The task - Retype every line from the start of the data down to and including the line with "from matplotlib.lines import Line2D". Skip the pictures.
══════════
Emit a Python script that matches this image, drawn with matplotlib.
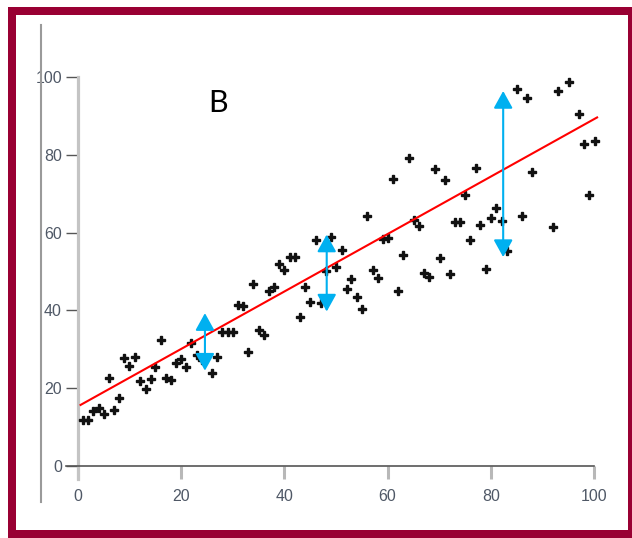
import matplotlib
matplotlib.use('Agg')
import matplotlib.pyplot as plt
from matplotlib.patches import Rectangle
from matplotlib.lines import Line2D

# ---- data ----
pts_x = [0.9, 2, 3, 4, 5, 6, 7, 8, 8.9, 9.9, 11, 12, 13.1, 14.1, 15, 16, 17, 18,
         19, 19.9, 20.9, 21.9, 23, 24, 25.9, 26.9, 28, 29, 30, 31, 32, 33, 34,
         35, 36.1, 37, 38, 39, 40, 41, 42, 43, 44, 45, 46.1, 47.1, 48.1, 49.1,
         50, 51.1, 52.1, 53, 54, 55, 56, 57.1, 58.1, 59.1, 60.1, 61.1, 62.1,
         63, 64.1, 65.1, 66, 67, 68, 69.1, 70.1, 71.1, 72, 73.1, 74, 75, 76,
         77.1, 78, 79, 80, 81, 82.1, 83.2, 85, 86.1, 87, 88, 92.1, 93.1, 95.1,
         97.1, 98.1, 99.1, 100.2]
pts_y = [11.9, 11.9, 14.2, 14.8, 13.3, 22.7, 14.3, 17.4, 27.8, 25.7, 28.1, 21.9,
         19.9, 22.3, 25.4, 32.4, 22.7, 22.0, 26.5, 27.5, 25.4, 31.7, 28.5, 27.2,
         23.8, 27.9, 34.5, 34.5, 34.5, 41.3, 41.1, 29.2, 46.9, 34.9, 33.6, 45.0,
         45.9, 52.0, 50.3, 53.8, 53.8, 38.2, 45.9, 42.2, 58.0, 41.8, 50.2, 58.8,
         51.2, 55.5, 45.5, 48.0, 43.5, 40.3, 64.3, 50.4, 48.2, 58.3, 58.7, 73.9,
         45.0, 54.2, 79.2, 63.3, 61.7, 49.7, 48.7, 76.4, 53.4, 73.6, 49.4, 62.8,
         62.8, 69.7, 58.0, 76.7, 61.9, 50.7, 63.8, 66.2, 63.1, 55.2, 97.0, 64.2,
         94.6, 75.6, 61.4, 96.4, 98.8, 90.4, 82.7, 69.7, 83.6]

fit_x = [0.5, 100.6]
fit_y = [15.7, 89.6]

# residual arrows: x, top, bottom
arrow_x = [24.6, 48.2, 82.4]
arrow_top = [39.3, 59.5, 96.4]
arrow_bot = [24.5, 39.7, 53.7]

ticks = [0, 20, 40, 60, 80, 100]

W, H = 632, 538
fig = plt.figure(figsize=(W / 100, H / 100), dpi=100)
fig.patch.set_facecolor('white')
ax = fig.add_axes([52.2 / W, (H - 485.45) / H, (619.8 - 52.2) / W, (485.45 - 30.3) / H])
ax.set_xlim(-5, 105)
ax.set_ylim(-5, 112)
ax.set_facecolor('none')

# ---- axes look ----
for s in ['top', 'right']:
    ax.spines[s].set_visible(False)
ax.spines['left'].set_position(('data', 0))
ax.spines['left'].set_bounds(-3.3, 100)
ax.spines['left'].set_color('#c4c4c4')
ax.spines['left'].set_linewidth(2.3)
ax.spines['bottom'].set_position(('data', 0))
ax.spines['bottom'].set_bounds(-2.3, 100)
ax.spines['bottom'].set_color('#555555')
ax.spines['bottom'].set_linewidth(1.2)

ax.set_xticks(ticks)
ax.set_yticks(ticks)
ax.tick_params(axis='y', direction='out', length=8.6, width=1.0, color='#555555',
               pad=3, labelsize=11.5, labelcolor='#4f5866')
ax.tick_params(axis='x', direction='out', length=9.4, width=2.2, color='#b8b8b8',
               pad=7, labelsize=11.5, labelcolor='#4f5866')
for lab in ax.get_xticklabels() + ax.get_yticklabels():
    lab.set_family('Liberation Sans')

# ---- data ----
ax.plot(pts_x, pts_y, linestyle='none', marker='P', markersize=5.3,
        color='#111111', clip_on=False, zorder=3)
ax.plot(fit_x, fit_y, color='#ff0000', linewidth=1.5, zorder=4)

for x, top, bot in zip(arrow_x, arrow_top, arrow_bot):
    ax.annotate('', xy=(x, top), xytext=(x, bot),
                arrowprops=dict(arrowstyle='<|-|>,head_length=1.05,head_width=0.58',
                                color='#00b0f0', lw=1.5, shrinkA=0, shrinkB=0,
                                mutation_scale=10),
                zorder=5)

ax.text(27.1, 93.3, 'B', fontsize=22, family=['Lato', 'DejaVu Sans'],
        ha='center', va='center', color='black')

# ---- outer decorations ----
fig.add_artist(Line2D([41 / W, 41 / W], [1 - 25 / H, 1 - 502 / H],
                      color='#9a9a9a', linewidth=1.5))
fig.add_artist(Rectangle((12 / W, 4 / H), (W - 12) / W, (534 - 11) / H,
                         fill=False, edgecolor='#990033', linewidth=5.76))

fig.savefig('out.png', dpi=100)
══════════
The response -
Emit a Python script that matches this image, drawn with matplotlib.
import matplotlib
matplotlib.use('Agg')
import matplotlib.pyplot as plt
from matplotlib.patches import Rectangle
from matplotlib.lines import Line2D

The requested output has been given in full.